RANGEL ADVOCACIA

Mantida condenação do BB em mais de R$ 40 milhões por execução indevida de empréstimo original de R$ 1 mil

​A Quarta Turma do Superior Tribunal de Justiça (STJ) manteve julgamento do Tribunal de Justiça de Mato Grosso do Sul (TJMS) que, em análise de ação rescisória, negou pedido do Banco do Brasil para reverter condenação de mais de R$ 40 milhões originada de um contrato de empréstimo para a compra de dez vacas e um touro – que, à época dos fatos, em 1991, correspondia ao equivalente a R$ 1 mil. 

Por maioria de votos, o recurso do banco foi parcialmente provido apenas para reduzir a indenização por danos morais, de R$ 200 mil para R$ 10 mil, mantidos os demais termos do acórdão do TJMS.  

De acordo com os autos, a cédula de crédito rural emitida para a compra dos animais era de quase 3 milhões de cruzeiros (correspondentes a cerca de R$ 1 mil). Em 1993, o Banco do Brasil ajuizou ação de execução contra o cliente, com o valor da dívida correspondendo a cerca de R$ 15 mil. No ano 2000, o banco informou nos autos que a dívida atualizada era de R$ 724 mil.

Posteriormente, o cliente ajuizou contra o BB ação revisional e de indenização, pleiteando a declaração de inexistência da dívida – que, segundo ele, seria de R$ 2 mil e já teria sido quitada –, além de condenação da instituição financeira ao pagamento em dobro do valor exigido indevidamente e à reparação de danos morais. Esses pedidos foram integralmente acolhidos pelo TJMS.

Má-fé e enriquecime​​nto

Contra a decisão do tribunal de segunda instância, o BB ajuizou ação rescisória, a qual foi julgada procedente em parte, para fixar o valor dos danos morais em R$ 200 mil, sem alteração dos outros pontos da condenação.

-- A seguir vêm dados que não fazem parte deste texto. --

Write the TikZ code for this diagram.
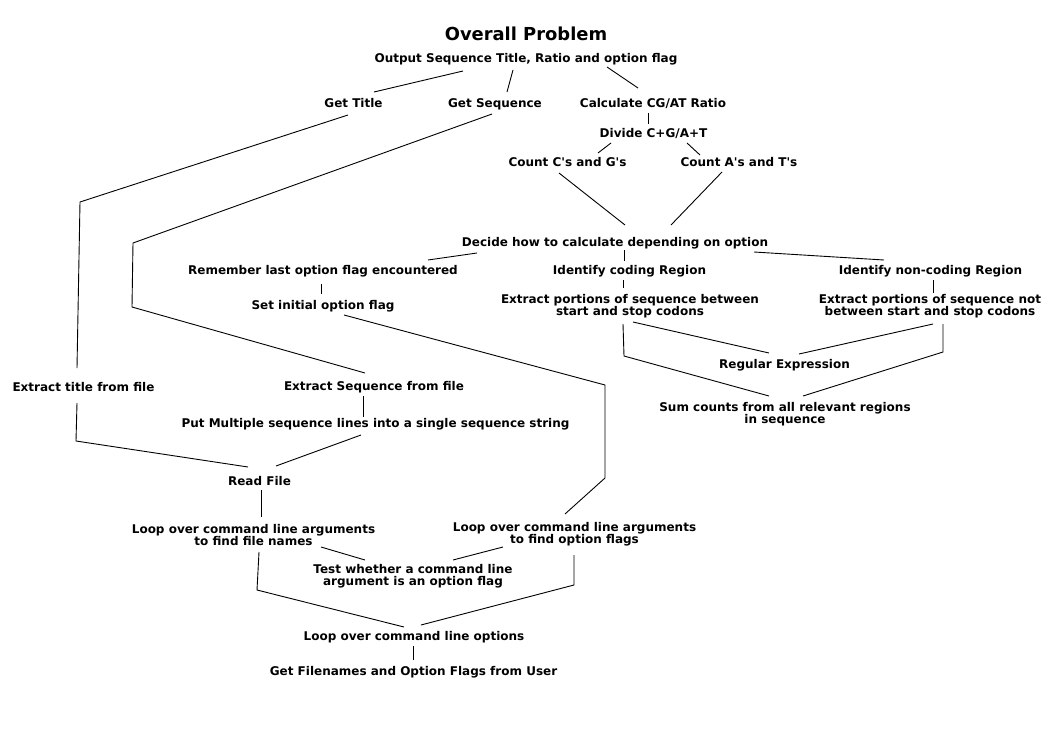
\documentclass[tikz,border=0pt]{standalone}
\usepackage{fontspec}
\setmainfont{DejaVu Sans}
\begin{document}
\begin{tikzpicture}[x=1pt,y=-1pt,
  lbl/.style={font=\fontsize{12}{12}\selectfont\bfseries, align=center, inner sep=0pt},
  lb/.style={lbl, anchor=base},
  lc/.style={lbl, anchor=center},
  ttl/.style={font=\fontsize{17.9}{20}\selectfont\bfseries, inner sep=0pt, anchor=base},
  conn/.style={draw=black, line width=0.9pt}]
\useasboundingbox (0,0) rectangle (1052,744);
\node[ttl] (title) at (526,40) {Overall Problem};
\node[lb] (out) at (526,62) {Output Sequence Title, Ratio and option flag};
\node[lb] (gt) at (353.5,107.5) {Get Title};
\node[lb] (gs) at (495,107) {Get Sequence};
\node[lb] (calc) at (653,107.5) {Calculate CG/AT Ratio};
\node[lb] (div) at (653.5,137.5) {Divide C+G/A+T};
\node[lb] (ccg) at (567.5,166.5) {Count C\textquotesingle s and G\textquotesingle s};
\node[lb] (cat) at (739,166.5) {Count A\textquotesingle s and T\textquotesingle s};
\node[lb] (dec) at (615,246.5) {Decide how to calculate depending on option};
\node[lb] (rem) at (323,274.5) {Remember last option flag encountered};
\node[lb] (idc) at (629.5,274.5) {Identify coding Region};
\node[lb] (idn) at (930.5,274.5) {Identify non-coding Region};
\node[lb] (set) at (323,309) {Set initial option flag};
\node[lc] (exc) at (630,306.5) {Extract portions of sequence between\\start and stop codons};
\node[lc] (exn) at (930,306.5) {Extract portions of sequence not\\between start and stop codons};
\node[lb] (reg) at (784.5,368.5) {Regular Expression};
\node[lc] (sum) at (785,414) {Sum counts from all relevant regions\\in sequence};
\node[lb] (ext) at (83.5,391.5) {Extract title from file};
\node[lb] (exs) at (374,390.5) {Extract Sequence from file};
\node[lb] (put) at (375.5,427.5) {Put Multiple sequence lines into a single sequence string};
\node[lb] (read) at (259.5,485.5) {Read File};
\node[lc] (lpf) at (253.5,535.5) {Loop over command line arguments\\to find file names};
\node[lc] (lpo) at (574.5,534) {Loop over command line arguments\\to find option flags};
\node[lc] (test) at (413,576.5) {Test whether a command line\\argument is an option flag};
\node[lb] (lco) at (414,640.5) {Loop over command line options};
\node[lb] (get) at (413.5,675.5) {Get Filenames and Option Flags from User};
% bend points
\coordinate (c1) at (80,202);
\coordinate (c2) at (76,441);
\coordinate (c3) at (133,243);
\coordinate (c4) at (132,307);
\coordinate (c5) at (605,385);
\coordinate (c6) at (605,478);
\coordinate (c7) at (624,356);
\coordinate (c8) at (943,352);
\coordinate (c9) at (257,590);
\coordinate (c10) at (574,585);
% connectors
\draw[conn] ([shift={(-63,9)}]out.base) -- ([shift={(20.5,-15.5)}]gt.base);
\draw[conn] ([shift={(-13,8)}]out.base) -- ([shift={(12,-15)}]gs.base);
\draw[conn] ([shift={(81,5)}]out.base) -- ([shift={(-15,-19.5)}]calc.base);
\draw[conn] ([shift={(-5,5.5)}]calc.base) -- ([shift={(-5.5,-13.5)}]div.base);
\draw[conn] ([shift={(-42.5,5.5)}]div.base) -- ([shift={(30.5,-13.5)}]ccg.base);
\draw[conn] ([shift={(33.5,5.5)}]div.base) -- ([shift={(-39,-11.5)}]cat.base);
\draw[conn] ([shift={(-5.5,7.5)}]gt.base) -- (c1) -- ([shift={(-6.5,-23.5)}]ext.base);
\draw[conn] ([shift={(-6.5,11.5)}]ext.base) -- (c2) -- ([shift={(-11.5,-18.5)}]read.base);
\draw[conn] ([shift={(-3,7)}]gs.base) -- (c3) -- (c4) -- ([shift={(-9,-17.5)}]exs.base);
\draw[conn] ([shift={(-11,5.5)}]exs.base) -- ([shift={(-12.5,-10.5)}]put.base);
\draw[conn] ([shift={(-14.5,7.5)}]put.base) -- ([shift={(16.5,-19.5)}]read.base);
\draw[conn] ([shift={(1.5,4.5)}]read.base) -- ([shift={(7.5,-18.5)}]lpf.center);
\draw[conn] ([shift={(-2,9.5)}]rem.base) -- ([shift={(-2,-15)}]set.base);
\draw[conn] ([shift={(21,6)}]set.base) -- (c5) -- (c6) -- ([shift={(-9.5,-20)}]lpo.center);
\draw[conn] ([shift={(-138,6.5)}]dec.base) -- ([shift={(105,-14.5)}]rem.base);
\draw[conn] ([shift={(-8.5,6.5)}]ccg.base) -- ([shift={(10,-21.5)}]dec.base);
\draw[conn] ([shift={(-17,5.5)}]cat.base) -- ([shift={(56,-21.5)}]dec.base);
\draw[conn] ([shift={(9,3.5)}]dec.base) -- ([shift={(-5.5,-13.5)}]idc.base);
\draw[conn] ([shift={(139,5.5)}]dec.base) -- ([shift={(-46.5,-14.5)}]idn.base);
\draw[conn] ([shift={(-6.5,5.5)}]idc.base) -- ([shift={(-7,-18.5)}]exc.center);
\draw[conn] ([shift={(2.5,5.5)}]idn.base) -- ([shift={(3,-13.5)}]exn.center);
\draw[conn] ([shift={(3,15.5)}]exc.center) -- ([shift={(-15.5,-15.5)}]reg.base);
\draw[conn] ([shift={(3,17.5)}]exn.center) -- ([shift={(14.5,-14.5)}]reg.base);
\draw[conn] ([shift={(-7,17.5)}]exc.center) -- (c7) -- ([shift={(-16,-18)}]sum.center);
\draw[conn] ([shift={(13,17.5)}]exn.center) -- (c8) -- ([shift={(18,-18)}]sum.center);
\draw[conn] ([shift={(67.5,11.5)}]lpf.center) -- ([shift={(-48,-16.5)}]test.center);
\draw[conn] ([shift={(-71.5,13)}]lpo.center) -- ([shift={(40,-16.5)}]test.center);
\draw[conn] ([shift={(5.5,16.5)}]lpf.center) -- (c9) -- ([shift={(-10,-13.5)}]lco.base);
\draw[conn] ([shift={(-0.5,21)}]lpo.center) -- (c10) -- ([shift={(7,-15.5)}]lco.base);
\draw[conn] ([shift={(-1,5.5)}]lco.base) -- ([shift={(-0.5,-15.5)}]get.base);
\end{tikzpicture}
\end{document}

No recurso ao STJ, o BB questionou sua condenação por má-fé, que motivou a obrigação de pagar em dobro o valor cobrado judicialmente. Segundo o banco, a obrigação de pagar em dobro deveria observar o valor efetivamente desembolsado pelo cliente, e não o total da dívida cobrada na execução.

Ainda de acordo com a instituição, haveria nos autos a caracterização de enriquecimento sem causa do cliente, que receberia indenização de mais de R$ 40 milhões em demanda revisional de empréstimo para a compra de uma dezena de vacas e de um touro.

Expropriação e ​prisão

Relator do recurso especial, o ministro Luis Felipe Salomão destacou que o TJMS, ao analisar a ação rescisória, entendeu que decisão judicial anterior comprovou a ocorrência de má-fé do banco, o qual, mesmo após o pagamento da dívida original, obteve a expropriação dos animais adquiridos pelo cliente, requereu sua prisão – meio coercitivo permitido na época – e ainda apresentou um cálculo de execução de R$ 724 mil, quando o contrato de empréstimo correspondia ao equivalente a R$ 1 mil.

“Com efeito, não se constata qualquer dissonância entre a decisão rescindenda e a jurisprudência desta corte, que exige a verificação de prática de conduta maliciosa ou reveladora de perfil de deslealdade (má-fé) do credor para fins de aplicação da sanção civil prevista no artigo 940 do Código Civil” – explicou o ministro, ao ressaltar que não seria possível reanalisar provas para alterar essa conclusão do TJMS, nos termos da Súmula 7 do STJ.

Em relação ao suposto enriquecimento sem causa, segundo Salomão, a corte sul-mato-grossense esclareceu que a condenação não guardava relação com a quantia de R$ 2 mil a que se referia a ação originária do BB, mas sim ao montante reconhecidamente indevido, de R$ 724 mil, executado pelo banco.

Imposição ​​​legal

Esse entendimento, para o ministro, está em consonância com o artigo 940 do Código Civil, segundo o qual aquele que demandar por dívida já paga de forma integral ficará obrigado a pagar ao devedor o dobro do que houver cobrado.

“O acórdão rescindendo, portanto, tão somente aplicou o disposto no artigo 940 do Código Civil, que, textualmente, impõe a incidência da sanção de pagamento em dobro do valor cobrado (e não do valor pago) àquele que demanda por dívida já quitada”, disse o relator.

Apesar de manter os principais termos da condenação do banco, a turma entendeu que o valor dos danos morais foi exorbitante, tendo em vista que já houve a aplicação de sanção ao banco, nos termos do artigo 940, e que, além disso, alguns atos decretados nos autos da execução – como a prisão do devedor – não chegaram a ser efetivados.